* _Stated problem_:
Select and reproduce each line of the listing below that bears the string "with".
-- BEGIN --
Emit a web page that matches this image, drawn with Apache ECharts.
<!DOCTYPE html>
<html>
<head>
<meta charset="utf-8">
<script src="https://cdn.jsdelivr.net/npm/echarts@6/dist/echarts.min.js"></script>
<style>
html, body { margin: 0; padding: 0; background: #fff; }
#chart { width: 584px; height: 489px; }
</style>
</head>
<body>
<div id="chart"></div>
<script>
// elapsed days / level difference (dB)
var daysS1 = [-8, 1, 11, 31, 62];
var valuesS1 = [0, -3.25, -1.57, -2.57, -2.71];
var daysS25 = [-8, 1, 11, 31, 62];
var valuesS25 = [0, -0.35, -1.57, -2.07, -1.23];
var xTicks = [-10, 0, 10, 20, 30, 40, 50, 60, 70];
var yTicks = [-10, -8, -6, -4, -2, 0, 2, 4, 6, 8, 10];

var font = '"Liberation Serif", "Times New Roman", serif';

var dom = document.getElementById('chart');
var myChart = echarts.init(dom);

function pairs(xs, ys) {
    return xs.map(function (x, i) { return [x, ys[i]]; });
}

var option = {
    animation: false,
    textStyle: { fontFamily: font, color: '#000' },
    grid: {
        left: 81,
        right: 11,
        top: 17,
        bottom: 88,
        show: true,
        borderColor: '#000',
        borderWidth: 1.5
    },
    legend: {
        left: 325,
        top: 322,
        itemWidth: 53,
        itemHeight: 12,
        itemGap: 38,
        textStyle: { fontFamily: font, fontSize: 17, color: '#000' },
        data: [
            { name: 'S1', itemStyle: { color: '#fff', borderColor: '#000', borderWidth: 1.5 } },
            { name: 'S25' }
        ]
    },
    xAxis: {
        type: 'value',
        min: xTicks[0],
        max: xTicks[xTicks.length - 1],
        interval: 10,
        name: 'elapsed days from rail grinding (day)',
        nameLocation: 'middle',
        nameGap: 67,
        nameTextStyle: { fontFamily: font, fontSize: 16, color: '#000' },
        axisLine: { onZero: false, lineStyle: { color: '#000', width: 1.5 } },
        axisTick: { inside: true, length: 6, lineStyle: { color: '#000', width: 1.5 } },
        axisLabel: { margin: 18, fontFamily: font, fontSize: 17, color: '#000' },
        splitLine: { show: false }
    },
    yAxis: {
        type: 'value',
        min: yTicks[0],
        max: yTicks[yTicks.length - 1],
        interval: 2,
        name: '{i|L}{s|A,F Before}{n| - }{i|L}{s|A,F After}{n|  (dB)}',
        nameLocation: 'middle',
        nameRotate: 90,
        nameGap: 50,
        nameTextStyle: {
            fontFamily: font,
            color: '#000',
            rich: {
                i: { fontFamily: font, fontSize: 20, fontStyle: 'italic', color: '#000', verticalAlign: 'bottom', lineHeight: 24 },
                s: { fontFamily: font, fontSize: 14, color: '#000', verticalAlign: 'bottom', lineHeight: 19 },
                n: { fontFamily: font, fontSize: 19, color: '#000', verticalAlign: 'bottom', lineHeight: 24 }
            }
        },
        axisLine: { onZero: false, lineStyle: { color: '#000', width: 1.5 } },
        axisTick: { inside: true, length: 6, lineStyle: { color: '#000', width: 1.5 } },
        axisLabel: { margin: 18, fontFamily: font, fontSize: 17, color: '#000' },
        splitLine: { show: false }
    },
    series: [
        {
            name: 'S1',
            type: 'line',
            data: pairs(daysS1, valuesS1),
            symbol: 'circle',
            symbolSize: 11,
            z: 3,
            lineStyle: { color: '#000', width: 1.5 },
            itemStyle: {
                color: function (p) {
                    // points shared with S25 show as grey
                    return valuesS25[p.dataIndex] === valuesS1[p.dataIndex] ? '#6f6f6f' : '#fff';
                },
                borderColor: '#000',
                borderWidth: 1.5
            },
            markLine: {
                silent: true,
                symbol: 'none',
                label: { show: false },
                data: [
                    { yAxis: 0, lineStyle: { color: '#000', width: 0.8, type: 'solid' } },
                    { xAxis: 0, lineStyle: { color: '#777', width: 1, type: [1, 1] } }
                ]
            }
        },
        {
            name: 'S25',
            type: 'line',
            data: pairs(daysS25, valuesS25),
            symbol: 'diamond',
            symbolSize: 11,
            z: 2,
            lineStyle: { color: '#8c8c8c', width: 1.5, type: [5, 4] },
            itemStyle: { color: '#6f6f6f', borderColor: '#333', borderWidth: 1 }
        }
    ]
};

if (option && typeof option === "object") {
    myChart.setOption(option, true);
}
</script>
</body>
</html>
-- END --
-- BEGIN --
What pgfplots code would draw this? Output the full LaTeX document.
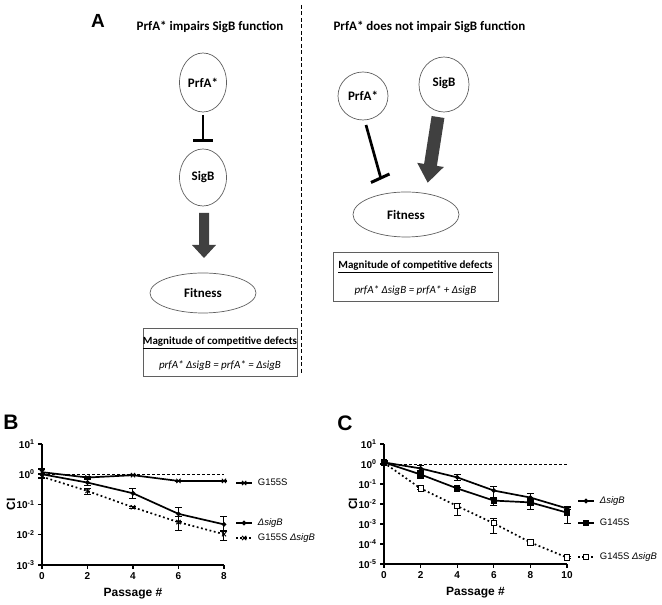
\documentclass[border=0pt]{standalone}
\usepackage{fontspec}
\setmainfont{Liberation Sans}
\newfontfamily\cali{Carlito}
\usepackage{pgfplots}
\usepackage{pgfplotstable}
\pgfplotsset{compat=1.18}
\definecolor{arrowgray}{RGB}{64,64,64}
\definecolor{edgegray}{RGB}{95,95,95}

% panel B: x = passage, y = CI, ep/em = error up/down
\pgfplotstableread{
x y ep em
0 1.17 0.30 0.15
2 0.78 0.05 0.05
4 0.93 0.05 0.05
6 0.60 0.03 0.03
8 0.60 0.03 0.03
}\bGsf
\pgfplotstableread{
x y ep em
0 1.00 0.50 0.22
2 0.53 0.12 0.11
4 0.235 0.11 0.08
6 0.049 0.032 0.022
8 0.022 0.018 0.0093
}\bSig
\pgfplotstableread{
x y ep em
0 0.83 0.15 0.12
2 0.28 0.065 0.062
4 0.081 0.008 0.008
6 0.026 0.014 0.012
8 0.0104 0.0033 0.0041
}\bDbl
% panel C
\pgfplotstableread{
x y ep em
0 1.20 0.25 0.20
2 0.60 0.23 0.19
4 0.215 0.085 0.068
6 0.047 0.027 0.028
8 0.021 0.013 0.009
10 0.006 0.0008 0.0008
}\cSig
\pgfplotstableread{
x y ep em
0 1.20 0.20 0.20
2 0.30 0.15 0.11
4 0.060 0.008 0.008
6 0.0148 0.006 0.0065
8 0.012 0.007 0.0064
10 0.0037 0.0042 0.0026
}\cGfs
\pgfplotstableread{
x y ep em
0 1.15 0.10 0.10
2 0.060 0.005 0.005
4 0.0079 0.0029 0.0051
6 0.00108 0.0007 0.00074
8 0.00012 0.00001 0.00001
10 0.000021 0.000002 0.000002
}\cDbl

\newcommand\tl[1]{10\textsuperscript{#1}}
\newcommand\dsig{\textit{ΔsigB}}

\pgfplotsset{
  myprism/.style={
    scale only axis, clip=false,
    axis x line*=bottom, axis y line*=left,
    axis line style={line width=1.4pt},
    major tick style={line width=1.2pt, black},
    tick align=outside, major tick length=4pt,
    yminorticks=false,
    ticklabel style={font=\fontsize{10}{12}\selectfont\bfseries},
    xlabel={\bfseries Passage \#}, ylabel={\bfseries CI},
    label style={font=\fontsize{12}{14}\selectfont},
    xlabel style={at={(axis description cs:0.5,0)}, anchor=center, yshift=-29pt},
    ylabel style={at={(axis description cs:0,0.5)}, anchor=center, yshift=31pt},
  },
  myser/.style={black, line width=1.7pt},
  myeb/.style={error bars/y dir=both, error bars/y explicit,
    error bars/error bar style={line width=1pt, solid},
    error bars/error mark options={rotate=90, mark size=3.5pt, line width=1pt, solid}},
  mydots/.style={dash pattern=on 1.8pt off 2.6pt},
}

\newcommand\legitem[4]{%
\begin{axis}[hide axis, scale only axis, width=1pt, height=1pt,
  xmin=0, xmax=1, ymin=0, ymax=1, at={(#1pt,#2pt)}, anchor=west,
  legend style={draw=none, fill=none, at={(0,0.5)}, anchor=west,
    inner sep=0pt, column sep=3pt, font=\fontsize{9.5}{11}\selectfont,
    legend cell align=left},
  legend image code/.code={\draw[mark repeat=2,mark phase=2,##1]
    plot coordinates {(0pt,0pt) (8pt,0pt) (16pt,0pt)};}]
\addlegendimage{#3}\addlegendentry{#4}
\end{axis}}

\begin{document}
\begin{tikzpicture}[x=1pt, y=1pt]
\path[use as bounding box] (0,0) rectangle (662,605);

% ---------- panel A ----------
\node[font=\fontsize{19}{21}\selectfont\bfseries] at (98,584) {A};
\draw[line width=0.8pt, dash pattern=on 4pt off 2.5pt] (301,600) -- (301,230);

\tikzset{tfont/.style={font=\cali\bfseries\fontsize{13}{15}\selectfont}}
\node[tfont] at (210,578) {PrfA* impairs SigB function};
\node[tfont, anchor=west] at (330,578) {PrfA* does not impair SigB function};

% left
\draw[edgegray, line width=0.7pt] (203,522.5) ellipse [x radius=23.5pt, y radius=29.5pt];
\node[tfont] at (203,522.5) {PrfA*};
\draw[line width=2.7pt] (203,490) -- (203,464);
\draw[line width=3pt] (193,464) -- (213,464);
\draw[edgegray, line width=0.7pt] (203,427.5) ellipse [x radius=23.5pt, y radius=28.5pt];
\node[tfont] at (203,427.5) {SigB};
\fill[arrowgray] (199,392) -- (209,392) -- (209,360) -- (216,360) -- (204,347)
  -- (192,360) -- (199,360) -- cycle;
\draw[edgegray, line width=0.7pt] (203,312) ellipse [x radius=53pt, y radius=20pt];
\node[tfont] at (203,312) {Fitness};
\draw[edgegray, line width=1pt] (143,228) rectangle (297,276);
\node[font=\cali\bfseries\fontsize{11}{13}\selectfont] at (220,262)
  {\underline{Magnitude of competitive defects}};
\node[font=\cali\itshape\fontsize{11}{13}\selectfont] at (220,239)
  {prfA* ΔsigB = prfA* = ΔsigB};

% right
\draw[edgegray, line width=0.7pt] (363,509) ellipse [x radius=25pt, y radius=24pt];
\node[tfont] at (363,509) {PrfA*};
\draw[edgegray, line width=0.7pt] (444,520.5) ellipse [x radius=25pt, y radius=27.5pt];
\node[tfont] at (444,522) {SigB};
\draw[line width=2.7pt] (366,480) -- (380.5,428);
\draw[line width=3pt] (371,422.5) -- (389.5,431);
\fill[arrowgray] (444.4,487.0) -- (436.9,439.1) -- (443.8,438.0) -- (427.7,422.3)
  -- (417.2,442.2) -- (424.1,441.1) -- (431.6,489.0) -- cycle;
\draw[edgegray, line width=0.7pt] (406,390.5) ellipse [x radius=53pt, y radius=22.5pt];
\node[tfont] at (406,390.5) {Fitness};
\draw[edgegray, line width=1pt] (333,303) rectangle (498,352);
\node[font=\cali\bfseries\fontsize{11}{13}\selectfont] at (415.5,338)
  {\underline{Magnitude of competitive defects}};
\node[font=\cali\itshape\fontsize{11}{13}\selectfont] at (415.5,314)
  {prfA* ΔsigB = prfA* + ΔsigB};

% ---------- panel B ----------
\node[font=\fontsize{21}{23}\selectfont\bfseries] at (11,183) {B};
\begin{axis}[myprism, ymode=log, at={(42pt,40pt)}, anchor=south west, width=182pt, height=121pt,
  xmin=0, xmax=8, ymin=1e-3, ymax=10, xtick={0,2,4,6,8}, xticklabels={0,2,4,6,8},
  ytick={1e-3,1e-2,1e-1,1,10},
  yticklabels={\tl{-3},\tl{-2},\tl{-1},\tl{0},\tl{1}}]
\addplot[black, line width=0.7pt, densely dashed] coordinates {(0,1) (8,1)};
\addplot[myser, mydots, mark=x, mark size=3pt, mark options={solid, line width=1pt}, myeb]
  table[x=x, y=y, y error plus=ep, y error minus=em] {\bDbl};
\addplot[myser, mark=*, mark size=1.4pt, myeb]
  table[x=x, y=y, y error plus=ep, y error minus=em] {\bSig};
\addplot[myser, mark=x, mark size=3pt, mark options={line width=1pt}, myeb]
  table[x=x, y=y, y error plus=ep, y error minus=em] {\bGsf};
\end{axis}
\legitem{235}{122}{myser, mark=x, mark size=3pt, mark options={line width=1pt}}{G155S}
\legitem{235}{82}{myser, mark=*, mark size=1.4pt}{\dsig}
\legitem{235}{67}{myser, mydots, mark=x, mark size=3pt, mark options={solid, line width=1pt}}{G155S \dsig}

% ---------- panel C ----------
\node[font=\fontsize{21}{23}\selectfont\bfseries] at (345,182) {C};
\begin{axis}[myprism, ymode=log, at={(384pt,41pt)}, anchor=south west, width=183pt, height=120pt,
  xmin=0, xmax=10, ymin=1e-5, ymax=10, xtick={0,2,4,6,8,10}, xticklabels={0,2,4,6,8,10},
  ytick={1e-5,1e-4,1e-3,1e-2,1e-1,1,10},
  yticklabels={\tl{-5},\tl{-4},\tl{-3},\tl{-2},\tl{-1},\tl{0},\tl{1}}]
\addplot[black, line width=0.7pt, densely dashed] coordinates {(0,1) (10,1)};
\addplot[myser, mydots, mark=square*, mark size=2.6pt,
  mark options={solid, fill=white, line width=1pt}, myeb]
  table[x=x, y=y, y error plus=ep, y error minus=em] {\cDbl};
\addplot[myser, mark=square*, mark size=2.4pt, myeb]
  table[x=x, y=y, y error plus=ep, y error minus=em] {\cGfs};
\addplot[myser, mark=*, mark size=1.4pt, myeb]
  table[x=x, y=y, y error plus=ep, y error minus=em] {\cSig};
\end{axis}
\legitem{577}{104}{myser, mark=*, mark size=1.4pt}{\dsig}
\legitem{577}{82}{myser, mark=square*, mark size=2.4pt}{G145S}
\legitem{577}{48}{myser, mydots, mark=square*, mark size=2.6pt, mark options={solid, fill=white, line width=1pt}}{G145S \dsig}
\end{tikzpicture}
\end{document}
-- END --
* _The response_:
Emit a web page that matches this image, drawn with Apache ECharts.
                    // points shared with S25 show as grey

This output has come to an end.